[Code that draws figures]

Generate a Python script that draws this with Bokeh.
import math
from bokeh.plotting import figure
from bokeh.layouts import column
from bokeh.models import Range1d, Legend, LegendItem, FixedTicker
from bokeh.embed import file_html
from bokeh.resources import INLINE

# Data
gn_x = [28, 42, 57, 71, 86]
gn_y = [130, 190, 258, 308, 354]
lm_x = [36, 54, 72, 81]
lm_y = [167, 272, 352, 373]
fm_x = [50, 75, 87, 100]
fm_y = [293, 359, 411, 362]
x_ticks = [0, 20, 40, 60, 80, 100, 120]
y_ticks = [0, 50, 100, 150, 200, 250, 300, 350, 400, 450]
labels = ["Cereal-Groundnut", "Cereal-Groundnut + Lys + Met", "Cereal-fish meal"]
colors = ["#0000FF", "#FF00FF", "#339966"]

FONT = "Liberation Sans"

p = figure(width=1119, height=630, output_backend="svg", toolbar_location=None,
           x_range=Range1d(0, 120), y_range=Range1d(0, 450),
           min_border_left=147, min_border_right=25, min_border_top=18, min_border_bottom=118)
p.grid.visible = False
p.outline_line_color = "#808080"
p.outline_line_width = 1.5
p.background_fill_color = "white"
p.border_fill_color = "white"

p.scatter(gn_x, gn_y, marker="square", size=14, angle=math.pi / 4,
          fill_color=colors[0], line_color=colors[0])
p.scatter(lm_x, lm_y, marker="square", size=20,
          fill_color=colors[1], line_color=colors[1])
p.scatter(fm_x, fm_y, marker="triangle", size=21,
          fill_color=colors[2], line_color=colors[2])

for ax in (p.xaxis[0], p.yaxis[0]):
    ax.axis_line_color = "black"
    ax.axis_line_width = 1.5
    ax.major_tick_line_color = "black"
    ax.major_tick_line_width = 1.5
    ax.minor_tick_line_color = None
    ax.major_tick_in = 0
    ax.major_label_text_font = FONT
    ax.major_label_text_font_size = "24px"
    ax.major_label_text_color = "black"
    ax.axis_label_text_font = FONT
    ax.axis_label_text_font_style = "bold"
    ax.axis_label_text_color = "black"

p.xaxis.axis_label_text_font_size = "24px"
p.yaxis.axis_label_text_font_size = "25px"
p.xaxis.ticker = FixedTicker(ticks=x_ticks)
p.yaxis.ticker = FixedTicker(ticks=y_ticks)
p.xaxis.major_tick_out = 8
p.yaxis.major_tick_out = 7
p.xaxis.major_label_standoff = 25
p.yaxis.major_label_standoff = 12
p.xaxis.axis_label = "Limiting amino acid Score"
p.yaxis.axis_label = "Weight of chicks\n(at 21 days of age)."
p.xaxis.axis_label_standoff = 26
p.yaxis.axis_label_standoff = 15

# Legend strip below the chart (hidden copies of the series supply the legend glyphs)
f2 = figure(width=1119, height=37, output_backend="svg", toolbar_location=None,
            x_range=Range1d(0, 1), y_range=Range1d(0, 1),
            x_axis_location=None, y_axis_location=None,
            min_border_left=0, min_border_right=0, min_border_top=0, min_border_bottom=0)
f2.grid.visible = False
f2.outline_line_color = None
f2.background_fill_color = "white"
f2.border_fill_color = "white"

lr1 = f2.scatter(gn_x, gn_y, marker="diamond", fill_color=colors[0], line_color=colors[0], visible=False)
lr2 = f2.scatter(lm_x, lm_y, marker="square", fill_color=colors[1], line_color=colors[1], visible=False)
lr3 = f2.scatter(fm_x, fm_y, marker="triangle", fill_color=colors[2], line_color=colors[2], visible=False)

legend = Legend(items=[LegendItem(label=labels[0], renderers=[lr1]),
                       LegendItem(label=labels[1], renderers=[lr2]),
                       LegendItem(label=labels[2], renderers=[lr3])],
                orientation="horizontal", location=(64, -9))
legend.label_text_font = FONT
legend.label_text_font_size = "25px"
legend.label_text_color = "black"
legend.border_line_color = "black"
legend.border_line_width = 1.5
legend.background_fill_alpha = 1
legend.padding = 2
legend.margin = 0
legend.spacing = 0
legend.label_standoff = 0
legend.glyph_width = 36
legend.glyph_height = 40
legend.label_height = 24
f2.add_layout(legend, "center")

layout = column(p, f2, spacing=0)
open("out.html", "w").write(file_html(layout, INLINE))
* * *
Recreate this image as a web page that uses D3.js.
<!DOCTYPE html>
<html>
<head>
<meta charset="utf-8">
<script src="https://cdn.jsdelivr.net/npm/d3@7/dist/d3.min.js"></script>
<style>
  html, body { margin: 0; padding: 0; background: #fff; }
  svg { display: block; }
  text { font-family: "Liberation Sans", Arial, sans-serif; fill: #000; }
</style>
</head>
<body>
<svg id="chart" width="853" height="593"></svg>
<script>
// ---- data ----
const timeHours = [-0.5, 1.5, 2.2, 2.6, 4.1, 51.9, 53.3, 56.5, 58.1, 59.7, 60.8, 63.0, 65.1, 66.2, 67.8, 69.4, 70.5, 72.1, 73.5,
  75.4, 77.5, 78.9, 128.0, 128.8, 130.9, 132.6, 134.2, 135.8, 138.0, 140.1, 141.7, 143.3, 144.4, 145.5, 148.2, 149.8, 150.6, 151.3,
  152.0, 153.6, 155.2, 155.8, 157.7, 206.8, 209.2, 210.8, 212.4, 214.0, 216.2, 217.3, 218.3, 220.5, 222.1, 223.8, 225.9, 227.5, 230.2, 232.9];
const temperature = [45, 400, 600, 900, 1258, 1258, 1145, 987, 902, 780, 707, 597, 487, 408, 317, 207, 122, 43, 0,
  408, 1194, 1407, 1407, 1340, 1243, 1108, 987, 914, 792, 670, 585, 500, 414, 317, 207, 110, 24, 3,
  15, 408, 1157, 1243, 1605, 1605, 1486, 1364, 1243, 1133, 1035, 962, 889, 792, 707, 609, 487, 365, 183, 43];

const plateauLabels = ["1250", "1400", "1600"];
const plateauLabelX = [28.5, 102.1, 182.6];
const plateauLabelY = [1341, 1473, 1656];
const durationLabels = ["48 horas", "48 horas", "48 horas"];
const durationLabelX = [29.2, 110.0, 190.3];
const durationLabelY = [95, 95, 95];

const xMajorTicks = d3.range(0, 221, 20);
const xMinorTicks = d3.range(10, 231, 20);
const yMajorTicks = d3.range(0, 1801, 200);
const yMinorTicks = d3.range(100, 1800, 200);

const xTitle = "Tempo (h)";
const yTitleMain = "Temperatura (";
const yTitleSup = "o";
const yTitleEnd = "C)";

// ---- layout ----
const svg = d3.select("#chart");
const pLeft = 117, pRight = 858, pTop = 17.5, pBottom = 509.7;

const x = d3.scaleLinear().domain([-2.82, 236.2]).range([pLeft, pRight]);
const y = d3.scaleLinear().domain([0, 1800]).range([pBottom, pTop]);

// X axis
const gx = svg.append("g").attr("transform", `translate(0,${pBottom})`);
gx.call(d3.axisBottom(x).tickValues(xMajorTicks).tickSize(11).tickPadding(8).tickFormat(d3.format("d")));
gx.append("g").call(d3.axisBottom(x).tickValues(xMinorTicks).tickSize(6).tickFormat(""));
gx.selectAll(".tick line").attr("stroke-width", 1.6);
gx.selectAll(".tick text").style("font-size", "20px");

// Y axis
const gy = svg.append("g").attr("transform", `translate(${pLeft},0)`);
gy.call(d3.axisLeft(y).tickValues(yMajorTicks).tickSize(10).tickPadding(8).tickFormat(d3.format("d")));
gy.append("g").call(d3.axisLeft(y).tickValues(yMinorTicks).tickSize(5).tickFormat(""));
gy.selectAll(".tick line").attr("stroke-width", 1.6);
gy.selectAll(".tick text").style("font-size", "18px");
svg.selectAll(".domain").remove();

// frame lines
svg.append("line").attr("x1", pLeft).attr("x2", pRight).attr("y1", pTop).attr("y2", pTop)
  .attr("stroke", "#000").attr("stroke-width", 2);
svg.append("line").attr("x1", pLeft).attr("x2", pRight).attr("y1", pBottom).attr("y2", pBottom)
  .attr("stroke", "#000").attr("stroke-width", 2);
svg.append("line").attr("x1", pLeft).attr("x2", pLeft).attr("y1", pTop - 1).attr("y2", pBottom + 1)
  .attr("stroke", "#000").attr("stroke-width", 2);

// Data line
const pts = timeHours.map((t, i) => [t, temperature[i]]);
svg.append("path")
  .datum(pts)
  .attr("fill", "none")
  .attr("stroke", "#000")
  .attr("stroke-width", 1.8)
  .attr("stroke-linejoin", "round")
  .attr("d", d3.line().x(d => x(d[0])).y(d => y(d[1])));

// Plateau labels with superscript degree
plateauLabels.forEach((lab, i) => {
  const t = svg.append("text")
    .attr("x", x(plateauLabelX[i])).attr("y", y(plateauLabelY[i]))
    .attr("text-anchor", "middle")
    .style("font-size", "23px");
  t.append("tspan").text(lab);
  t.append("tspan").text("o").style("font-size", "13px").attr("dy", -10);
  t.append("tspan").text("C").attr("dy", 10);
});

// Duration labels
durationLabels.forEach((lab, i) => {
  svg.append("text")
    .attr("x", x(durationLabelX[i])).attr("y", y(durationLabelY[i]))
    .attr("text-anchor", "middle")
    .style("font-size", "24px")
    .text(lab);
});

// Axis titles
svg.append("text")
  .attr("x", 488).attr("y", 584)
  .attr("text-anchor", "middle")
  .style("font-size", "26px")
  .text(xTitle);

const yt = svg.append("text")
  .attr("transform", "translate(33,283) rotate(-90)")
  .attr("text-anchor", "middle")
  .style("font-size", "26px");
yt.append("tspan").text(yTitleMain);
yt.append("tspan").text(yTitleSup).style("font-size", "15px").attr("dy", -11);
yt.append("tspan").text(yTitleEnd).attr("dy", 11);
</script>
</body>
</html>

> [Exercise description] Take exactly the lines from the one containing "Generate a Python" through the one containing "p.yaxis.axis_label_standoff = 15" in the data above, and output them with nothing added.

> [Written answer]
Generate a Python script that draws this with Bokeh.
import math
from bokeh.plotting import figure
from bokeh.layouts import column
from bokeh.models import Range1d, Legend, LegendItem, FixedTicker
from bokeh.embed import file_html
from bokeh.resources import INLINE

# Data
gn_x = [28, 42, 57, 71, 86]
gn_y = [130, 190, 258, 308, 354]
lm_x = [36, 54, 72, 81]
lm_y = [167, 272, 352, 373]
fm_x = [50, 75, 87, 100]
fm_y = [293, 359, 411, 362]
x_ticks = [0, 20, 40, 60, 80, 100, 120]
y_ticks = [0, 50, 100, 150, 200, 250, 300, 350, 400, 450]
labels = ["Cereal-Groundnut", "Cereal-Groundnut + Lys + Met", "Cereal-fish meal"]
colors = ["#0000FF", "#FF00FF", "#339966"]

FONT = "Liberation Sans"

p = figure(width=1119, height=630, output_backend="svg", toolbar_location=None,
           x_range=Range1d(0, 120), y_range=Range1d(0, 450),
           min_border_left=147, min_border_right=25, min_border_top=18, min_border_bottom=118)
p.grid.visible = False
p.outline_line_color = "#808080"
p.outline_line_width = 1.5
p.background_fill_color = "white"
p.border_fill_color = "white"

p.scatter(gn_x, gn_y, marker="square", size=14, angle=math.pi / 4,
          fill_color=colors[0], line_color=colors[0])
p.scatter(lm_x, lm_y, marker="square", size=20,
          fill_color=colors[1], line_color=colors[1])
p.scatter(fm_x, fm_y, marker="triangle", size=21,
          fill_color=colors[2], line_color=colors[2])

for ax in (p.xaxis[0], p.yaxis[0]):
    ax.axis_line_color = "black"
    ax.axis_line_width = 1.5
    ax.major_tick_line_color = "black"
    ax.major_tick_line_width = 1.5
    ax.minor_tick_line_color = None
    ax.major_tick_in = 0
    ax.major_label_text_font = FONT
    ax.major_label_text_font_size = "24px"
    ax.major_label_text_color = "black"
    ax.axis_label_text_font = FONT
    ax.axis_label_text_font_style = "bold"
    ax.axis_label_text_color = "black"

p.xaxis.axis_label_text_font_size = "24px"
p.yaxis.axis_label_text_font_size = "25px"
p.xaxis.ticker = FixedTicker(ticks=x_ticks)
p.yaxis.ticker = FixedTicker(ticks=y_ticks)
p.xaxis.major_tick_out = 8
p.yaxis.major_tick_out = 7
p.xaxis.major_label_standoff = 25
p.yaxis.major_label_standoff = 12
p.xaxis.axis_label = "Limiting amino acid Score"
p.yaxis.axis_label = "Weight of chicks\n(at 21 days of age)."
p.xaxis.axis_label_standoff = 26
p.yaxis.axis_label_standoff = 15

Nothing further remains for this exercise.